GIVEN PROBLEM:
Reproduce the listing below character for character; drop every image.

INFORMATION SUPPLIED:
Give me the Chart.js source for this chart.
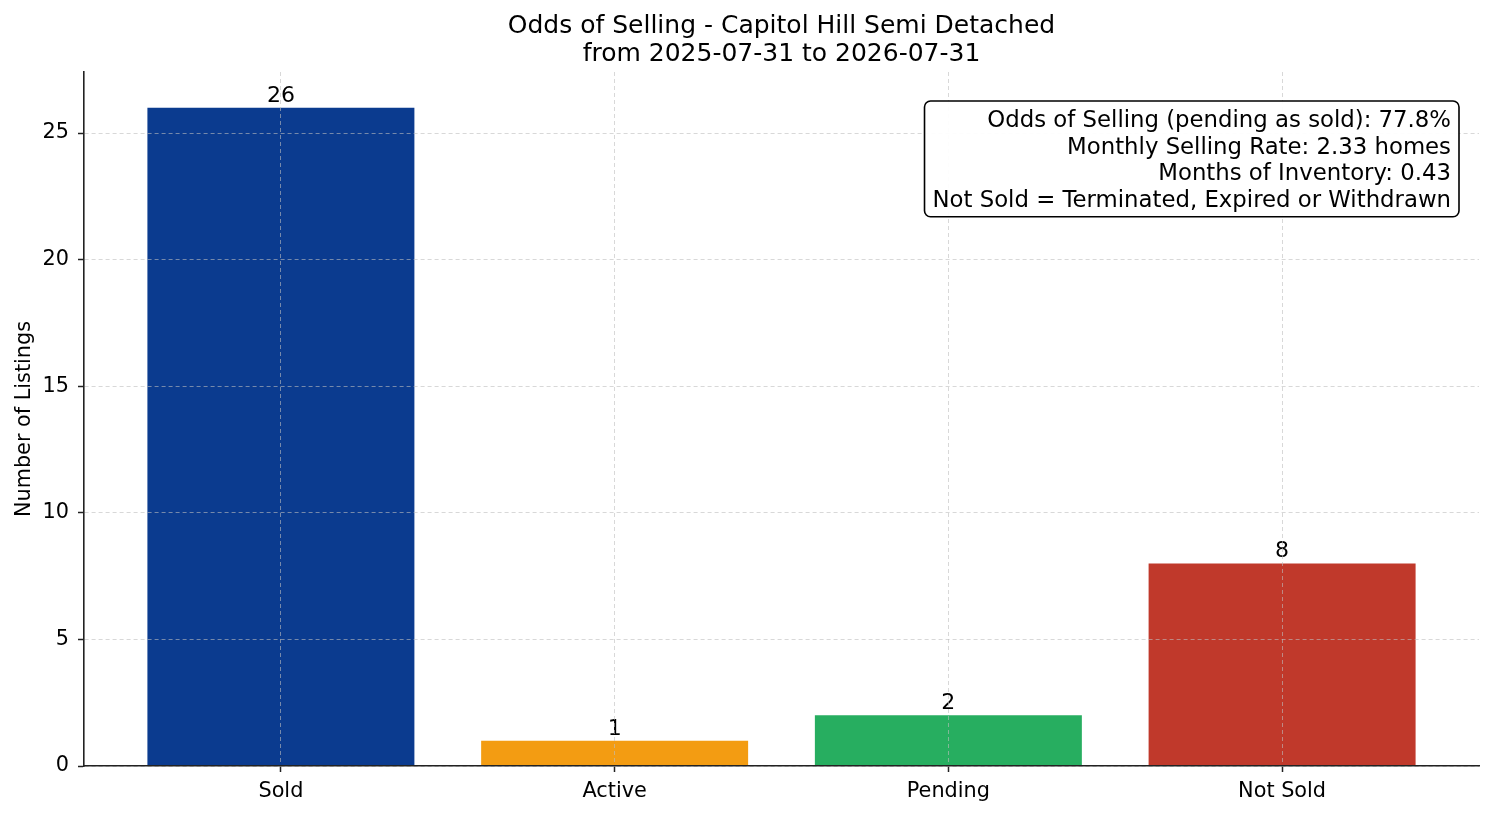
<!DOCTYPE html>
<html>
<head>
<meta charset="utf-8">
<title>Odds of Selling</title>
<script src="https://cdn.jsdelivr.net/npm/chart.js@4.4.1/dist/chart.umd.min.js"></script>
<style>
  html, body { margin: 0; padding: 0; background: #fff; }
  #wrap { width: 1494px; height: 816px; }
</style>
</head>
<body>
<div id="wrap"><canvas id="oddsChart" width="1494" height="816"></canvas></div>
<script>
// data
const categories = ['Sold', 'Active', 'Pending', 'Not Sold'];
const counts = [26, 1, 2, 8];
const barColors = ['#0b3b8f', '#f39c12', '#27ae60', '#c0392b'];
const yTicks = [0, 5, 10, 15, 20, 25];
const titleLines = ['Odds of Selling - Capitol Hill Semi Detached', 'from 2025-07-31 to 2026-07-31'];
const infoLines = [
  'Odds of Selling (pending as sold): 77.8%',
  'Monthly Selling Rate: 2.33 homes',
  'Months of Inventory: 0.43',
  'Not Sold = Terminated, Expired or Withdrawn'
];

const FONT = "'DejaVu Sans', sans-serif";
const gridColor = 'rgba(190,190,190,0.6)';
const axisColor = '#222';

// numbers on top of the bars
const barLabels = {
  id: 'barLabels',
  afterDatasetsDraw(chart) {
    const c = chart.ctx;
    const meta = chart.getDatasetMeta(0);
    c.save();
    c.font = '22px ' + FONT;
    c.fillStyle = '#000';
    c.textAlign = 'center';
    c.textBaseline = 'alphabetic';
    meta.data.forEach((bar, i) => {
      c.fillText(String(counts[i]), bar.x, bar.y - 6);
    });
    c.restore();
  }
};

// stats box in the top right corner
const infoBox = {
  id: 'infoBox',
  afterDraw(chart) {
    const c = chart.ctx;
    const area = chart.chartArea;
    const lineH = 26.7;
    const pad = 8;
    c.save();
    c.font = '22.8px ' + FONT;
    let w = 0;
    infoLines.forEach(t => { w = Math.max(w, c.measureText(t).width); });
    const right = area.right - 20;
    const top = area.top + 29;
    const h = lineH * infoLines.length + 9;
    const left = right - w - pad * 2;
    c.beginPath();
    c.roundRect(left, top, right - left, h, 6);
    c.fillStyle = 'rgba(255,255,255,0.95)';
    c.fill();
    c.lineWidth = 1.6;
    c.strokeStyle = '#000';
    c.stroke();
    c.fillStyle = '#000';
    c.textAlign = 'right';
    c.textBaseline = 'middle';
    infoLines.forEach((t, i) => {
      c.fillText(t, right - pad, top + 20 + i * lineH);
    });
    c.restore();
  }
};

new Chart(document.getElementById('oddsChart'), {
  type: 'bar',
  data: {
    datasets: [{
      data: categories.map((name, i) => ({ x: i, y: counts[i] })),
      backgroundColor: barColors,
      borderWidth: 0,
      inflateAmount: 0,
      barPercentage: 0.8,
      categoryPercentage: 1.0
    }]
  },
  options: {
    responsive: false,
    animation: false,
    layout: { padding: { left: 0, right: 15, top: 0, bottom: 0 } },
    scales: {
      x: {
        type: 'linear',
        min: -0.59,
        max: 3.59,
        offset: false,
        afterBuildTicks: axis => { axis.ticks = categories.map((n, i) => ({ value: i })); },
        afterFit: axis => { axis.height = 50; },
        ticks: {
          color: '#000',
          font: { family: FONT, size: 20.8 },
          padding: 7,
          callback: v => categories[v]
        },
        grid: {
          z: 1,
          offset: false,
          color: gridColor,
          lineWidth: 1,
          tickColor: axisColor,
          tickLength: 6,
          tickWidth: 1.5
        },
        border: { display: true, color: axisColor, width: 1.6, dash: [4, 3], z: 2 }
      },
      y: {
        min: 0,
        max: 27.41,
        afterBuildTicks: axis => { axis.ticks = yTicks.map(v => ({ value: v })); },
        afterFit: axis => { axis.width = 84; },
        ticks: {
          color: '#000',
          font: { family: FONT, size: 20.8 },
          padding: 9
        },
        grid: {
          z: 1,
          color: gridColor,
          lineWidth: 1,
          tickColor: axisColor,
          tickLength: 6,
          tickWidth: 1.5
        },
        border: { display: true, color: axisColor, width: 1.6, dash: [4, 3], z: 2 },
        title: {
          display: true,
          text: 'Number of Listings',
          color: '#000',
          font: { family: FONT, size: 20.8 },
          padding: { top: 12, bottom: 0 }
        }
      }
    },
    plugins: {
      legend: { display: false },
      tooltip: { enabled: false },
      title: {
        display: true,
        text: titleLines,
        fullSize: false,
        color: '#000',
        font: { family: FONT, size: 25, weight: 'normal', lineHeight: 1.12 },
        padding: { top: 12, bottom: 4 }
      }
    }
  },
  plugins: [barLabels, infoBox]
});
</script>
</body>
</html>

ANSWER FOR THIS EXERCISE:
Give me the Chart.js source for this chart.
<!DOCTYPE html>
<html>
<head>
<meta charset="utf-8">
<title>Odds of Selling</title>
<script src="https://cdn.jsdelivr.net/npm/chart.js@4.4.1/dist/chart.umd.min.js"></script>
<style>
  html, body { margin: 0; padding: 0; background: #fff; }
  #wrap { width: 1494px; height: 816px; }
</style>
</head>
<body>
<div id="wrap"><canvas id="oddsChart" width="1494" height="816"></canvas></div>
<script>
// data
const categories = ['Sold', 'Active', 'Pending', 'Not Sold'];
const counts = [26, 1, 2, 8];
const barColors = ['#0b3b8f', '#f39c12', '#27ae60', '#c0392b'];
const yTicks = [0, 5, 10, 15, 20, 25];
const titleLines = ['Odds of Selling - Capitol Hill Semi Detached', 'from 2025-07-31 to 2026-07-31'];
const infoLines = [
  'Odds of Selling (pending as sold): 77.8%',
  'Monthly Selling Rate: 2.33 homes',
  'Months of Inventory: 0.43',
  'Not Sold = Terminated, Expired or Withdrawn'
];

const FONT = "'DejaVu Sans', sans-serif";
const gridColor = 'rgba(190,190,190,0.6)';
const axisColor = '#222';

// numbers on top of the bars
const barLabels = {
  id: 'barLabels',
  afterDatasetsDraw(chart) {
    const c = chart.ctx;
    const meta = chart.getDatasetMeta(0);
    c.save();
    c.font = '22px ' + FONT;
    c.fillStyle = '#000';
    c.textAlign = 'center';
    c.textBaseline = 'alphabetic';
    meta.data.forEach((bar, i) => {
      c.fillText(String(counts[i]), bar.x, bar.y - 6);
    });
    c.restore();
  }
};

// stats box in the top right corner
const infoBox = {
  id: 'infoBox',
  afterDraw(chart) {
    const c = chart.ctx;
    const area = chart.chartArea;
    const lineH = 26.7;
    const pad = 8;
    c.save();
    c.font = '22.8px ' + FONT;
    let w = 0;
    infoLines.forEach(t => { w = Math.max(w, c.measureText(t).width); });
    const right = area.right - 20;
    const top = area.top + 29;
    const h = lineH * infoLines.length + 9;
    const left = right - w - pad * 2;
    c.beginPath();
    c.roundRect(left, top, right - left, h, 6);
    c.fillStyle = 'rgba(255,255,255,0.95)';
    c.fill();
    c.lineWidth = 1.6;
    c.strokeStyle = '#000';
    c.stroke();
    c.fillStyle = '#000';
    c.textAlign = 'right';
    c.textBaseline = 'middle';
    infoLines.forEach((t, i) => {
      c.fillText(t, right - pad, top + 20 + i * lineH);
    });
    c.restore();
  }
};

new Chart(document.getElementById('oddsChart'), {
  type: 'bar',
  data: {
    datasets: [{
      data: categories.map((name, i) => ({ x: i, y: counts[i] })),
      backgroundColor: barColors,
      borderWidth: 0,
      inflateAmount: 0,
      barPercentage: 0.8,
      categoryPercentage: 1.0
    }]
  },
  options: {
    responsive: false,
    animation: false,
    layout: { padding: { left: 0, right: 15, top: 0, bottom: 0 } },
    scales: {
      x: {
        type: 'linear',
        min: -0.59,
        max: 3.59,
        offset: false,
        afterBuildTicks: axis => { axis.ticks = categories.map((n, i) => ({ value: i })); },
        afterFit: axis => { axis.height = 50; },
        ticks: {
          color: '#000',
          font: { family: FONT, size: 20.8 },
          padding: 7,
          callback: v => categories[v]
        },
        grid: {
          z: 1,
          offset: false,
          color: gridColor,
          lineWidth: 1,
          tickColor: axisColor,
          tickLength: 6,
          tickWidth: 1.5
        },
        border: { display: true, color: axisColor, width: 1.6, dash: [4, 3], z: 2 }
      },
      y: {
        min: 0,
        max: 27.41,
        afterBuildTicks: axis => { axis.ticks = yTicks.map(v => ({ value: v })); },
        afterFit: axis => { axis.width = 84; },
        ticks: {
          color: '#000',
          font: { family: FONT, size: 20.8 },
          padding: 9
        },
        grid: {
          z: 1,
          color: gridColor,
          lineWidth: 1,
          tickColor: axisColor,
          tickLength: 6,
          tickWidth: 1.5
        },
        border: { display: true, color: axisColor, width: 1.6, dash: [4, 3], z: 2 },
        title: {
          display: true,
          text: 'Number of Listings',
          color: '#000',
          font: { family: FONT, size: 20.8 },
          padding: { top: 12, bottom: 0 }
        }
      }
    },
    plugins: {
      legend: { display: false },
      tooltip: { enabled: false },
      title: {
        display: true,
        text: titleLines,
        fullSize: false,
        color: '#000',
        font: { family: FONT, size: 25, weight: 'normal', lineHeight: 1.12 },
        padding: { top: 12, bottom: 4 }
      }
    }
  },
  plugins: [barLabels, infoBox]
});
</script>
</body>
</html>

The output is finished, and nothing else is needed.